I’m back from a weekend at Orkila, a YMCA campground on Orcas Island that hosted over 300 father-son pairs from Mercer Island. If you do the math, that’s something like 25% of all the K-3rd Grade kids on the Island—which sounds like an incredible turnout to me. Apparently it’s quite the tradition, operating continuously for at least fifty years.
Pronounced "Or-kai-la", it's a beautiful site overlooking the ocean in the San Juan Islands. You only get there by ferry, an hour-long trip from Anacortes, two stops after Lopez Island. Anacortes itself is almost two hours' drive from Seattle, so it really is quite remote.
We were part of the “Y-Guides” program of the YMCA, which organizes groups of 5-10 boys and their fathers.

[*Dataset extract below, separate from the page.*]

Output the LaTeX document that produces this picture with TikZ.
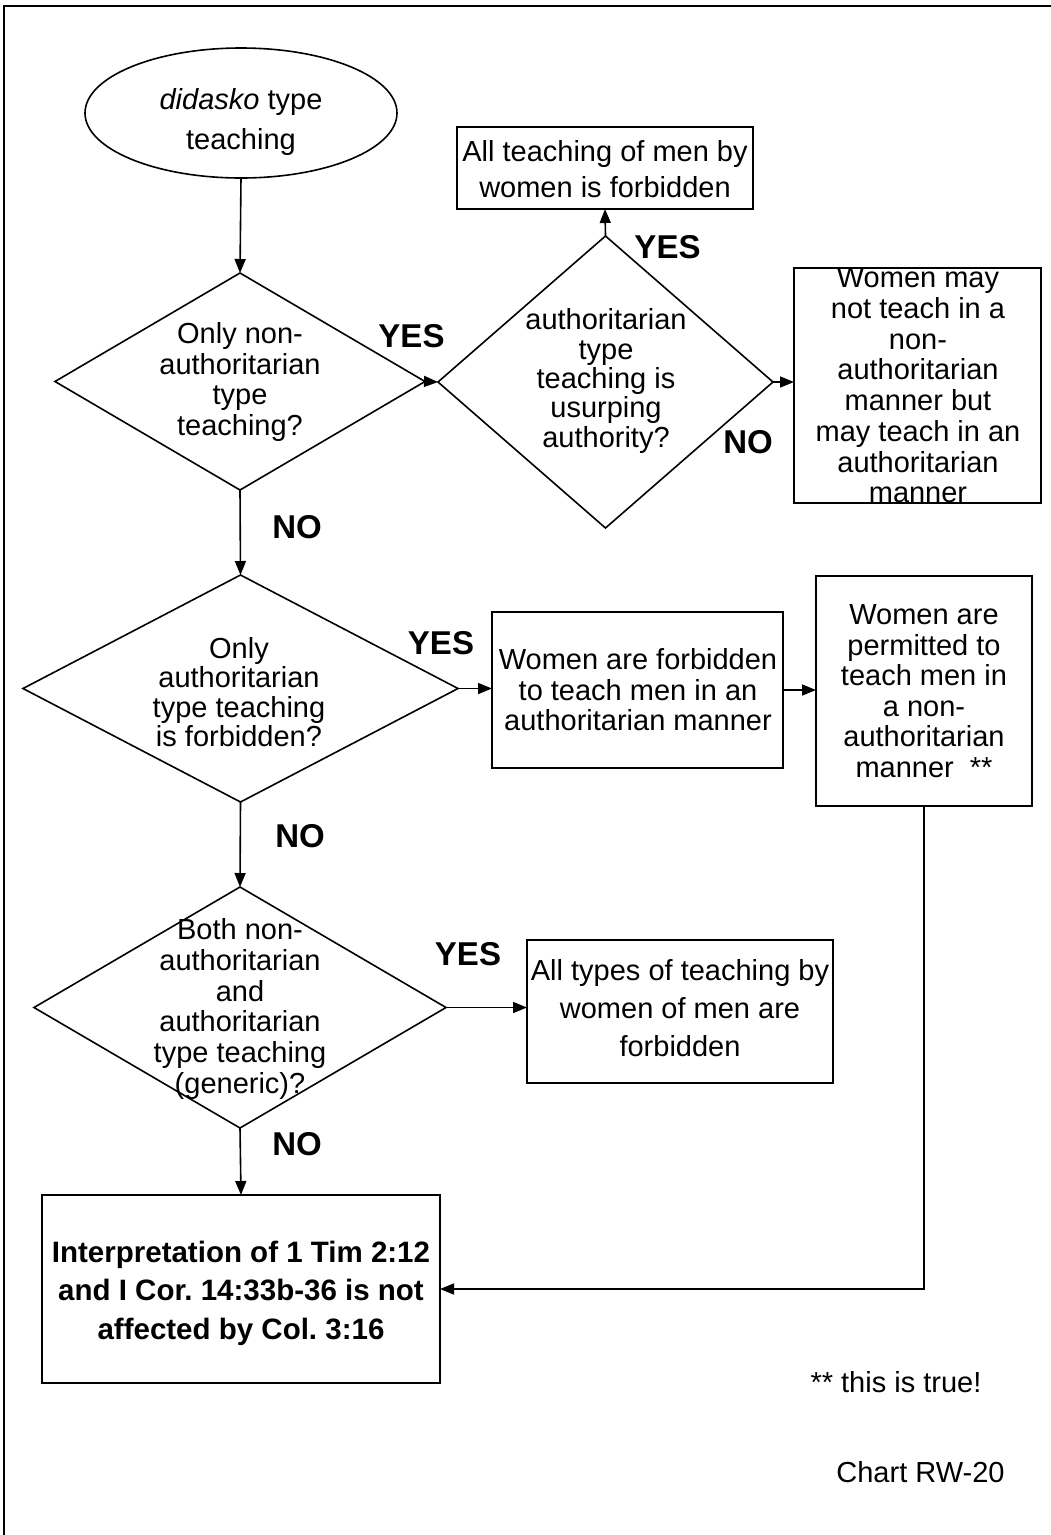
\documentclass[tikz,border=0pt]{standalone}
\usepackage{fontspec}
\setmainfont{Liberation Sans}
\usetikzlibrary{shapes.geometric,arrows.meta}
\frenchspacing
\tikzset{
  every picture/.style={x=1pt,y=-1pt},
  shapeline/.style={draw=black,line width=1.6pt,inner sep=0pt,outer sep=0pt},
  boxshape/.style={shapeline,rectangle},
  diashape/.style={shapeline,diamond},
  ellshape/.style={shapeline,ellipse},
  txt/.style={align=center,inner sep=0pt,font=\fontsize{29}{30.5}\selectfont},
  lbl/.style={inner sep=0pt,font=\fontsize{33}{36}\selectfont\bfseries},
  conn/.style={line width=1.6pt,-{Triangle[length=14pt,width=11pt]}}
}
\begin{document}
\begin{tikzpicture}
\useasboundingbox (0,0) rectangle (1051,1535);
\fill[white] (0,0) rectangle (1051,1535);
% outer frame (left and top edges visible)
\draw[line width=1.6pt] (4,1545) -- (4,6) -- (1060,6);

% shapes
\node[ellshape,minimum width=312pt,minimum height=130pt] (ell) at (241,113) {};
\node[diashape,minimum width=370pt,minimum height=217pt] (d1) at (240,381.5) {};
\node[diashape,minimum width=335pt,minimum height=292pt] (d2) at (605.5,382) {};
\node[boxshape,minimum width=296pt,minimum height=82pt] (btop) at (605,168) {};
\node[boxshape,minimum width=247pt,minimum height=235pt] (b3) at (917.5,385.5) {};
\node[diashape,minimum width=435pt,minimum height=227pt] (d3) at (240.5,688.5) {};
\node[boxshape,minimum width=291pt,minimum height=156pt] (b4) at (637.5,690) {};
\node[boxshape,minimum width=216pt,minimum height=230pt] (b5) at (924,691) {};
\node[diashape,minimum width=412pt,minimum height=241pt] (d4) at (240,1007.5) {};
\node[boxshape,minimum width=306pt,minimum height=143pt] (b6) at (680,1011.5) {};
\node[boxshape,minimum width=398pt,minimum height=188pt] (b7) at (241,1289) {};

% texts
\node[txt,font=\fontsize{29}{40}\selectfont] (tell) at (241,122) {\textit{didasko} type\\teaching};
\node[txt] (td1) at (240,382) {Only non-\\authoritarian\\type\\teaching?};
\node[txt,font=\fontsize{29}{29.3}\selectfont] (td2) at (606,381) {authoritarian\\type\\teaching is\\usurping\\authority?};
\node[txt,font=\fontsize{29}{36}\selectfont] (tbtop) at (605,169) {All teaching of men by\\women is forbidden};
\node[txt,font=\fontsize{29}{30.7}\selectfont] (tb3) at (918,385.5) {Women may\\not teach in a\\non-\\authoritarian\\manner but\\may teach in an\\authoritarian\\manner};
\node[txt,font=\fontsize{29}{29.5}\selectfont] (td3) at (239,692) {Only\\authoritarian\\type teaching\\is forbidden?};
\node[txt] (tb4) at (638,690) {Women are forbidden\\to teach men in an\\authoritarian manner};
\node[txt] (tb5) at (924,691) {Women are\\permitted to\\teach men in\\a non-\\authoritarian\\manner\ \ **};
\node[txt,font=\fontsize{29}{30.8}\selectfont] (td4) at (240,1009) {Both non-\\authoritarian\\and\\authoritarian\\type teaching\\(generic)?};
\node[txt,font=\fontsize{29}{38}\selectfont] (tb6) at (680,1008) {All types of teaching by\\women of men are\\forbidden};
\node[txt,font=\fontsize{29.5}{38.5}\selectfont\bfseries] (tb7) at (241,1293) {Interpretation of 1 Tim 2:12\\and I Cor. 14:33b-36 is not\\affected by Col. 3:16};

% YES / NO labels
\node[lbl] (yes1) at (411.5,336) {YES};
\node[lbl] (no1) at (297,527) {NO};
\node[lbl] (yes2) at (667.5,247) {YES};
\node[lbl] (no2) at (748,442) {NO};
\node[lbl] (yes3) at (441,643) {YES};
\node[lbl] (no3) at (300,836) {NO};
\node[lbl] (yes4) at (468,954) {YES};
\node[lbl] (no4) at (297,1144) {NO};

% notes
\node[txt] (note) at (896,1382) {** this is true!};
\node[txt] (chart) at (920.5,1472) {Chart RW-20};

% connectors
\draw[conn] (ell.south) -- (d1.north);
\draw[conn] (d1.east) -- (d2.west);
\draw[conn] (d2.north) -- (btop.south);
\draw[conn] (d2.east) -- (d2.east -| b3.west);
\draw[conn] (d1.south) -- (d3.north);
\draw[conn] (d3.east) -- (d3.east -| b4.west);
\draw[conn] (b4.east) -- (b4.east -| b5.west);
\draw[conn] (d3.south) -- (d4.north);
\draw[conn] (d4.east) -- (d4.east -| b6.west);
\draw[conn] (d4.south) -- (b7.north);
\draw[conn] (b5.south) |- (b7.east);
\end{tikzpicture}
\end{document}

Most people refer to the groups as “tribes”, though apparently they are trying to get away from the Native American references and use the neutral term “circle” instead. Unfortunately none of the members of our circle were able to make this weekend, so Nathan and I were unattached—the wrong way to participate in the program. Everything revolves around the circles, so although everyone was gracious and tried to get us integrated into their activities as much as possible, we weren’t able to take advantage of the real benefits from circles, like carpooling up to the site or sharing the burden of the first night’s cookout.
It’s a good tradition, one that feels like the kind of thing we did when I was a boy in rural Wisconsin, but one I can’t imagine happening in Silicon Valley, for example. Californians are too transient, so there aren’t enough people who live in the same place long enough to participate in (much less start) traditions like this.
The event happens twice a year, once with fathers and sons, and again with fathers and daughters. Several of the fathers I met had been here half a dozen times already. We'll see if I integrate well enough into Mercer Island life that I someday match that record.